Die wirtschaftliche Not der Entwicklungsländer, Folge jahrhundertelanger Ausbeutung ihrer Rohstoffe und willkürlicher Grenzziehungen durch Europäer treibt Menschen dazu, ihre Heimatländer zu verlassen und sich in den Nachbarländern zu verdingen. Van Lohuizen sprach mit Peruanerinnen, die nach Chile auswanderten, um dort in den Haushalten reicher Familien zu arbeiten und bis zu 70 Prozent ihres Einkommens in ihr Heimatland schicken. Schätzungen zufolge sind 2010 rund 440 Milliarden US-Dollar weltweit über Geldtransaktionen in die jeweiligen Heimatländer geflossen.

Gründe der Migration: Klimawandel, wirtschaftliche Not, Suche nach Sicherheit oder schlicht die Hoffnung nach einem „besseren Leben“.

Im Süden Chiles traf er auf Frauen, die aus Mittelamerika dorthin gereist sind, um auf Feuerland als Prostituierte Geld zu verdienen. In Kolumbien begegnete er Familien, die im Grenzgebiet ihres Landes Sicherheit suchten – auf der Flucht vor Banden und Schutzgelderpressung. Honduras, Guatemala und El Salvador gehören zu den Ländern mit der höchsten Kriminalitätsrate weltweit. Wenn die Einwohner dieser Länder fliehen, so in erster Linie aus Sicherheitsgründen, stellte van Lohuizen fest. Auf der Insel Sucunguadup in Panama dagegen werden die Bewohner in wenigen Jahren durch den ansteigenden Meeres-Wasserspiegel gezwungen sein, aufs Festland zu ziehen.
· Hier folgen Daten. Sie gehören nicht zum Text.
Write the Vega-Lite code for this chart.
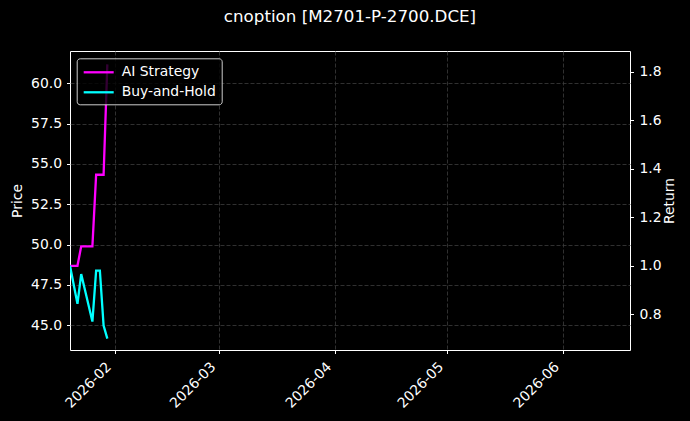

Die Gründe der Migration sind vielfältig: Klimawandel, wirtschaftliche Not, Suche nach Sicherheit oder schlicht die Hoffnung, woanders ein „besseres Leben“ zu finden Denen, die es sich leisten können, macht es dagegen die Globalisierung leichter denn je: wer Geld hat, wechselt den Wohnort von heute auf morgen, zieht in ein anderes Land, auf einen anderen Kontinent. Zugleich maßt sich Europa aber an, diese Entscheidung jenen zu verwehren, die ihr Leben aufs Spiel setzen und verzweifelt an den Küsten Italiens stranden – in der Hoffnung, im reichen Europa bessere Lebensbedingungen zu finden.
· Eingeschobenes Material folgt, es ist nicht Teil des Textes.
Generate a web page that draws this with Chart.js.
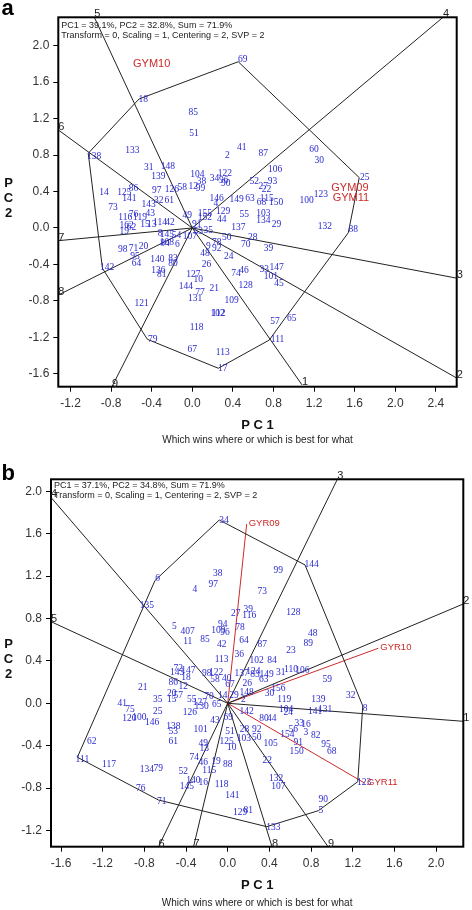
<!DOCTYPE html>
<html><head><meta charset="utf-8">
<script src="https://cdn.jsdelivr.net/npm/chart.js@4.4.0/dist/chart.umd.min.js"></script>
<style>
body{margin:0;background:#fff;width:472px;height:910px;position:relative;overflow:hidden}
canvas{position:absolute;left:0}
#ca{top:0}
#cb{top:455px}
</style></head><body>
<canvas id="ca" width="472" height="455"></canvas>
<canvas id="cb" width="472" height="455"></canvas>
<script>
// ---------- Panel a data ----------
const genoA = ["85","51","133","138","18","69","41","2","87","60",
"30","31","148","139","104","122","34","96","90","38",
"12","99","106","93","52","27","22","123","100","132",
"25","88","146","4","149","63","115","68","150","129",
"55","103","134","29","44","137","155","152","49","35",
"50","28","70","39","78","92","9","48","24","26",
"74","46","128","33","147","101","45","127","10","144",
"21","77","131","109","102","112","121","118","57","65",
"111","79","67","113","17","14","73","141","125","86",
"97","126","58","143","32","61","43","116","76","119",
"15","114","162","19","98","71","20","95","64","140",
"83","80","136","81","142","84","6","8","107","53",
"91","42","145","108","13","62","54"];
const pc1A = [0.01,0.017,-0.59,-0.968,-0.483,0.497,0.487,0.345,0.70,1.20,
1.25,-0.43,-0.24,-0.335,0.05,0.32,0.22,0.31,0.33,0.09,
0.01,0.08,0.815,0.79,0.61,0.70,0.73,1.268,1.127,1.307,
1.70,1.586,0.24,0.233,0.437,0.568,0.733,0.683,0.825,0.305,
0.512,0.70,0.70,0.83,0.29,0.453,0.125,0.125,-0.05,0.158,
0.34,0.595,0.526,0.75,0.24,0.24,0.158,0.125,0.36,0.14,
0.43,0.51,0.526,0.71,0.83,0.775,0.854,0.01,0.06,-0.062,
0.217,0.076,0.027,0.388,0.25,0.26,-0.50,0.043,0.815,0.98,
0.84,-0.39,0.0,0.30,0.30,-0.87,-0.78,-0.62,-0.67,-0.58,
-0.35,-0.2,-0.10,-0.43,-0.33,-0.227,-0.415,-0.66,-0.58,-0.515,
-0.465,-0.318,-0.646,-0.67,-0.685,-0.58,-0.48,-0.565,-0.55,-0.345,
-0.19,-0.19,-0.335,-0.30,-0.84,-0.27,-0.148,-0.318,-0.023,0.06,
0.043,-0.22,-0.25,-0.25,-0.40,-0.60,-0.155];
const pc2A = [1.27,1.04,0.855,0.789,1.414,1.842,0.88,0.79,0.82,0.866,
0.745,0.66,0.67,0.56,0.59,0.60,0.545,0.52,0.49,0.51,
0.46,0.435,0.636,0.515,0.515,0.45,0.42,0.37,0.296,0.014,
0.552,-0.014,0.318,0.27,0.307,0.318,0.326,0.28,0.28,0.186,
0.15,0.16,0.08,0.033,0.095,0.008,0.16,0.113,0.14,-0.022,
-0.10,-0.10,-0.18,-0.23,-0.16,-0.23,-0.205,-0.28,-0.31,-0.405,
-0.50,-0.47,-0.63,-0.45,-0.43,-0.53,-0.61,-0.515,-0.57,-0.64,
-0.66,-0.71,-0.77,-0.80,-0.94,-0.94,-0.826,-1.09,-1.02,-0.99,
-1.22,-1.22,-1.327,-1.36,-1.54,0.387,0.227,0.326,0.39,0.43,
0.41,0.417,0.446,0.26,0.30,0.296,0.16,0.117,0.153,0.117,
0.033,0.058,0.022,-0.04,-0.234,-0.22,-0.20,-0.31,-0.39,-0.34,
-0.33,-0.39,-0.47,-0.515,-0.435,-0.175,-0.18,-0.06,-0.095,-0.033,
0.033,0.058,-0.07,-0.16,0.04,0.0,-0.077];
const hullAx = [-1.025,-0.525,0.453,1.645,1.537,0.913,0.759,0.256,-0.443,-0.885];
const hullAy = [0.819,1.414,1.823,0.552,-0.052,-0.99,-1.228,-1.538,-1.22,-0.442];
const rayNamesA = ["1","2","3","4","5","6","7","8","9"];
const rayAx = [1.081,2.605,2.605,2.47,-0.965,-1.32,-1.32,-1.32,-0.791];
const rayAy = [-1.72,-1.645,-0.55,2.31,2.31,1.075,-0.139,-0.735,-1.74];
const envNamesA = ["GYM10","GYM09","GYM11"];
const envAx = [-0.40,1.553,1.563];
const envAy = [1.80,0.442,0.332];
const xTicksA = [-1.2,-0.8,-0.4,0.0,0.4,0.8,1.2,1.6,2.0,2.4];
const yTicksA = [-1.6,-1.2,-0.8,-0.4,0.0,0.4,0.8,1.2,1.6,2.0];
const headerA = ["PC1 = 39.1%, PC2 = 32.8%, Sum = 71.9%","Transform = 0, Scaling = 1, Centering = 2, SVP = 2"];

// ---------- Panel b data ----------
const genoB = ["38","97","4","99","73","6","135","34","144","8",
"123","5","90","133","71","111","62","117","134","79",
"76","39","27","116","128","5","407","11","85","94",
"109","96","78","64","42","87","48","89","23","36",
"113","102","84","137","124","83","149","63","31","110",
"106","59","26","148","30","156","119","139","32","104",
"24","141","131","142","80","44","33","16","56","3",
"82","154","92","28","103","50","105","91","150","95",
"68","22","132","107","69","43","51","125","10","101",
"49","13","88","19","115","46","74","52","118","16",
"140","145","141","129","81","21","41","75","120","100",
"146","35","25","20","15","57","12","86","72","147",
"143","18","98","122","58","40","67","14","55","127",
"130","70","65","126","138","53","61","29","2"];
const pc1B = [-0.096,-0.138,-0.314,0.486,0.332,-0.672,-0.777,-0.036,0.806,1.318,
1.308,0.893,0.917,0.438,-0.633,-1.395,-1.305,-1.139,-0.777,-0.666,
-0.835,0.198,0.077,0.207,0.63,-0.512,-0.384,-0.384,-0.218,-0.048,
-0.09,-0.026,0.118,0.156,-0.058,0.332,0.816,0.774,0.607,0.111,
-0.058,0.278,0.425,0.134,0.246,0.262,0.374,0.345,0.509,0.607,
0.716,0.956,0.188,0.182,0.40,0.486,0.543,0.87,1.18,0.56,
0.582,0.838,0.934,0.182,0.348,0.422,0.687,0.751,0.63,0.751,
0.845,0.572,0.278,0.16,0.156,0.278,0.413,0.678,0.662,0.943,
0.998,0.38,0.464,0.486,0.006,-0.122,0.022,-0.01,0.038,-0.259,
-0.234,-0.225,0,-0.112,-0.177,-0.234,-0.32,-0.426,-0.058,-0.234,
-0.33,-0.393,0.044,0.118,0.198,-0.816,-1.011,-0.938,-0.944,-0.848,
-0.725,-0.672,-0.672,-0.537,-0.537,-0.474,-0.426,-0.522,-0.474,-0.378,
-0.485,-0.40,-0.202,-0.112,-0.122,-0.01,0.022,-0.048,-0.346,-0.266,
-0.25,-0.18,-0.106,-0.362,-0.522,-0.522,-0.522,0.06,0.15];
const pc2B = [1.226,1.116,1.069,1.248,1.059,1.179,0.927,1.723,1.311,-0.047,
-0.749,-1.013,-0.906,-1.174,-0.928,-0.528,-0.362,-0.573,-0.623,-0.613,
-0.808,0.88,0.849,0.826,0.855,0.723,0.675,0.58,0.604,0.745,
0.682,0.666,0.713,0.59,0.55,0.55,0.66,0.566,0.496,0.462,
0.415,0.408,0.408,0.283,0.298,0.274,0.274,0.226,0.292,0.314,
0.305,0.22,0.189,0.10,0.088,0.142,0.031,0.031,0.069,-0.063,
-0.089,-0.079,-0.063,-0.079,-0.142,-0.142,-0.189,-0.198,-0.252,-0.274,
-0.305,-0.293,-0.245,-0.252,-0.33,-0.321,-0.377,-0.372,-0.457,-0.393,
-0.457,-0.544,-0.708,-0.787,-0.132,-0.167,-0.268,-0.362,-0.415,-0.245,
-0.377,-0.425,-0.582,-0.551,-0.636,-0.557,-0.509,-0.639,-0.764,-0.749,
-0.733,-0.787,-0.872,-1.032,-1.016,0.147,0,-0.054,-0.142,-0.136,
-0.179,0.038,-0.079,0.094,0.038,0.078,0.163,0.198,0.33,0.308,
0.29,0.245,0.283,0.289,0.229,0.236,0.173,0.078,0.038,0.006,
-0.032,0.062,-0.009,-0.089,-0.221,-0.268,-0.356,0.078,0.031];
const hullBx = [-1.443,-0.698,-0.081,0.742,1.296,1.248,0.87,0.374,-0.666];
const hullBy = [-0.509,1.158,1.729,1.305,-0.025,-0.74,-1.013,-1.164,-0.912];
const rayNamesB = ["1","2","3","4","5","6","7","8","9"];
const rayBx = [2.261,2.261,1.052,-1.696,-1.696,-0.664,-0.328,0.425,0.963];
const rayBy = [-0.17,0.937,2.113,1.942,0.77,-1.353,-1.353,-1.353,-1.353];
const envNamesB = ["GYR09","GYR10","GYR11"];
const envBx = [0.182,1.445,1.318];
const envBy = [1.691,0.519,-0.755];
const xTicksB = [-1.6,-1.2,-0.8,-0.4,0.0,0.4,0.8,1.2,1.6,2.0];
const yTicksB = [-1.2,-0.8,-0.4,0.0,0.4,0.8,1.2,1.6,2.0];
const headerB = ["PC1 = 37.1%, PC2 = 34.8%, Sum = 71.9%","Transform = 0, Scaling = 1, Centering = 2, SVP = 2"];
const subtitle = "Which wins where or which is best for what";

const SANS = '"Liberation Sans", Arial, sans-serif';
const SERIF = '"Liberation Serif", "Times New Roman", serif';

function makePanel(id, p) {
  const pts = p.geno.map((g, i) => ({x: p.pc1[i], y: p.pc2[i]}));
  const hull = p.hx.map((v, i) => ({x: v, y: p.hy[i]}));
  hull.push({x: p.hx[0], y: p.hy[0]});
  const datasets = [];
  datasets.push({data: hull, showLine: true, borderColor: '#222', borderWidth: 1, pointRadius: 0, fill: false});
  p.rx.forEach((v, i) => datasets.push({data: [{x: 0, y: 0}, {x: v, y: p.ry[i]}], showLine: true, borderColor: '#222', borderWidth: 1, pointRadius: 0}));
  if (p.vectors) {
    p.ex.forEach((v, i) => datasets.push({data: [{x: 0, y: 0}, {x: v, y: p.ey[i]}], showLine: true, borderColor: '#cc2a2a', borderWidth: 1, pointRadius: 0}));
  }
  datasets.push({data: pts, pointRadius: 0, showLine: false});

  const plugin = {
    id: 'biplotText' + id,
    afterDatasetsDraw(chart) {
      const ctx = chart.ctx, xs = chart.scales.x, ys = chart.scales.y;
      ctx.save();
      ctx.textAlign = 'center'; ctx.textBaseline = 'middle';
      ctx.fillStyle = '#2a2ad0';
      ctx.font = '9.5px ' + SERIF;
      p.geno.forEach((g, i) => ctx.fillText(g, xs.getPixelForValue(p.pc1[i]), ys.getPixelForValue(p.pc2[i])));
      ctx.fillStyle = '#cc2a2a';
      ctx.font = p.envFont + 'px ' + SANS;
      ctx.textAlign = p.vectors ? 'left' : 'center';
      p.en.forEach((n, i) => ctx.fillText(n, xs.getPixelForValue(p.ex[i]) + (p.vectors ? 2 : 0), ys.getPixelForValue(p.ey[i]) + (p.vectors ? -1 : 0)));
      ctx.restore();
    },
    afterDraw(chart) {
      const ctx = chart.ctx, a = chart.chartArea, xs = chart.scales.x, ys = chart.scales.y;
      ctx.save();
      ctx.strokeStyle = '#000'; ctx.lineWidth = 2;
      ctx.strokeRect(a.left, a.top, a.right - a.left, a.bottom - a.top);
      // ray labels
      ctx.fillStyle = '#222'; ctx.font = '11px ' + SANS;
      ctx.textAlign = 'center'; ctx.textBaseline = 'middle';
      p.rn.forEach((n, i) => ctx.fillText(n, xs.getPixelForValue(p.rx[i]) + 3, ys.getPixelForValue(p.ry[i]) - 3));
      // header
      ctx.fillStyle = '#222'; ctx.font = '9px ' + SANS; ctx.textAlign = 'left';
      ctx.fillText(p.header[0], a.left + 3, a.top + p.h1);
      ctx.fillText(p.header[1], a.left + 3, a.top + p.h1 + 10.5);
      // axis titles
      ctx.fillStyle = '#111'; ctx.font = 'bold 13px ' + SANS; ctx.textAlign = 'center';
      const cx = (a.left + a.right) / 2;
      ctx.fillText('P C 1', cx, a.bottom + 38.5);
      ctx.fillText('P', 8.5, p.yt);
      ctx.fillText('C', 8.5, p.yt + 15);
      ctx.fillText('2', 8.5, p.yt + 30);
      ctx.font = '10px ' + SANS; ctx.fillStyle = '#222';
      ctx.fillText(subtitle, cx, a.bottom + p.sub);
      // panel letter
      ctx.font = 'bold 22px ' + SANS; ctx.fillStyle = '#000'; ctx.textAlign = 'left'; ctx.textBaseline = 'alphabetic';
      ctx.fillText(p.letter, 1.5, p.letterY);
      ctx.restore();
    }
  };

  const tickFont = {family: SANS, size: 12};
  return new Chart(document.getElementById(id), {
    type: 'scatter',
    data: {datasets},
    options: {
      responsive: false, maintainAspectRatio: false, animation: false,
      layout: {padding: p.pad},
      plugins: {legend: {display: false}, tooltip: {enabled: false}},
      scales: {
        x: {
          type: 'linear', min: p.xmin, max: p.xmax,
          grid: {display: true, drawOnChartArea: false, drawTicks: true, tickLength: 5, color: '#000'},
          border: {display: false},
          ticks: {font: tickFont, color: '#333', padding: 5, maxRotation: 0, autoSkip: false, callback: v => v.toFixed(1)},
          afterBuildTicks: s => { s.ticks = p.xt.map(v => ({value: v})); },
          afterFit: s => { s.height = 40; }
        },
        y: {
          type: 'linear', min: p.ymin, max: p.ymax,
          grid: {display: true, drawOnChartArea: false, drawTicks: true, tickLength: 5, color: '#000'},
          border: {display: false},
          ticks: {font: tickFont, color: '#333', padding: 4, autoSkip: false, callback: v => v.toFixed(1)},
          afterBuildTicks: s => { s.ticks = p.yt2.map(v => ({value: v})); },
          afterFit: s => { s.width = p.yw; }
        }
      }
    },
    plugins: [plugin]
  });
}

makePanel('ca', {
  geno: genoA, pc1: pc1A, pc2: pc2A, hx: hullAx, hy: hullAy,
  rn: rayNamesA, rx: rayAx, ry: rayAy, en: envNamesA, ex: envAx, ey: envAy, vectors: false, envFont: 11,
  xmin: -1.32, xmax: 2.605, ymin: -1.74, ymax: 2.31, xt: xTicksA, yt2: yTicksA,
  pad: {left: 0, top: 17.3, right: 15.3, bottom: 28.3}, yw: 58.3,
  header: headerA, h1: 8, yt: 183.5, sub: 54, letter: 'a', letterY: 15
});
makePanel('cb', {
  geno: genoB, pc1: pc1B, pc2: pc2B, hx: hullBx, hy: hullBy,
  rn: rayNamesB, rx: rayBx, ry: rayBy, en: envNamesB, ex: envBx, ey: envBy, vectors: true, envFont: 9.5,
  xmin: -1.696, xmax: 2.261, ymin: -1.353, ymax: 2.113, xt: xTicksB, yt2: yTicksB,
  pad: {left: 0, top: 24.3, right: 8.7, bottom: 23.3}, yw: 51,
  header: headerB, h1: 6, yt: 189, sub: 57, letter: 'b', letterY: 25
});
</script>
</body></html>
Die EU macht die Grenzen zunehmend dicht, sichert sich Privilegien und will den Menschen, die nach Europa kommen und einen Teil der Gerechtigkeit einfordern, die ihnen verweigert wurde, partout die Einreise verwehren, weil sie angeblich „unseren Wohlstand“ gefährden. Ein zweifelhafter zweckrationaler Diskurs hat sich unter Politikern durchgesetzt: Arbeitsmigration ist dann erwünscht, wenn die Arbeitskräfte eine entsprechende Qualifikation mitbringen, sind sie arm, so sollen sie draußen bleiben! Der Wille, Menschen in Europa zu beherbergen, wird damit an Leistung gebunden. Dabei haben selbst Konservative längst eingesehen, dass wenn man ethische Kriterien akzeptiert, rein gar nichts gegen Reisefreiheit und Freizügigkeit spricht.
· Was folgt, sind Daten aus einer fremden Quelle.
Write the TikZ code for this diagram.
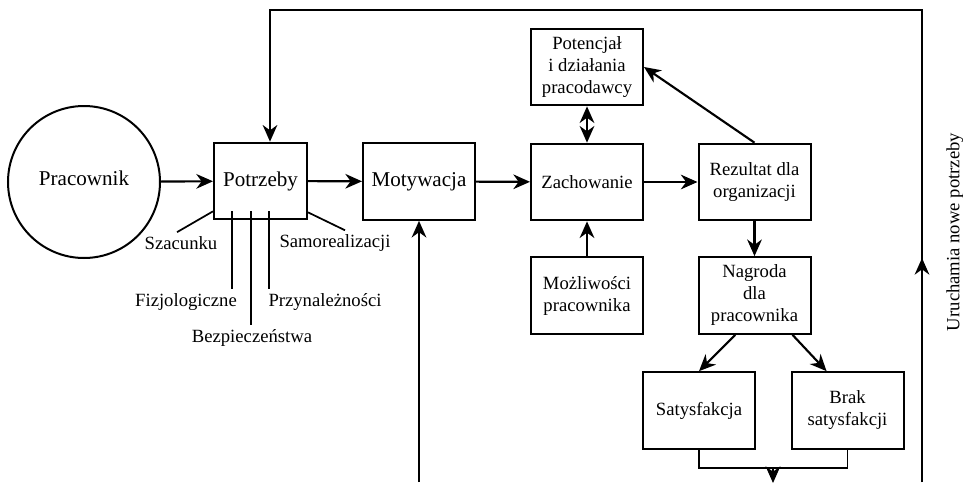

Doch Europa schottet sich zunehmend ab, indem es seine Grenzen streng bewacht – ähnlich wie die Vereinigten Staaten ihre Grenze zu Mexiko. Van Lohuizen hat die Situation von Menschen, die auf den Dächern von Zügen durch Mexiko bis an die Grenze fahren und ihr letztes Geld Schleppern zahlen, um in die USA zu gelangen, ebenfalls miterlebt. Er beschreibt diese Etappe als eine der schwierigsten seiner Reise. Auf einigen seiner Bilder hat er Jugendliche abgelichtet, die beim Versuch der Ausreise von den Zügen heruntergefallen sind; 18-jährige Jungen, die jetzt an Krücken gehen oder im Rollstuhl sitzen. Ihr Wunsch war es, den Kontinent zu verlassen und in die USA auszuwandern, um dort ihre Familienangehörigen zu sehen und ein besseres Leben zu finden.

Ein zweifelhafter zweckrationaler Diskurs hat sich unter Politikern durchgesetzt.

Migration verläuft keineswegs vertikal gen USA, sondern verändert sich stetig, hat van Lohuizen festgestellt, und sie ist Ergebnis der sozioökonomischen Verhältnisse der Länder, aus denen die Menschen fliehen. Wie sich Migration im 21. Jahrhundert verändert hat und inwiefern Europa eine Verantwortung gegenüber Flüchtlingen hat, darum wird es am kommenden Donnerstag, dem 23. Oktober, um 19 Uhr 30 beim von der woxx und Radio 100,7 moderierten Werkstattgespräch „Migration im 21. Jahrhundert“ mit Kadir van Lohuizen im CNA gehen.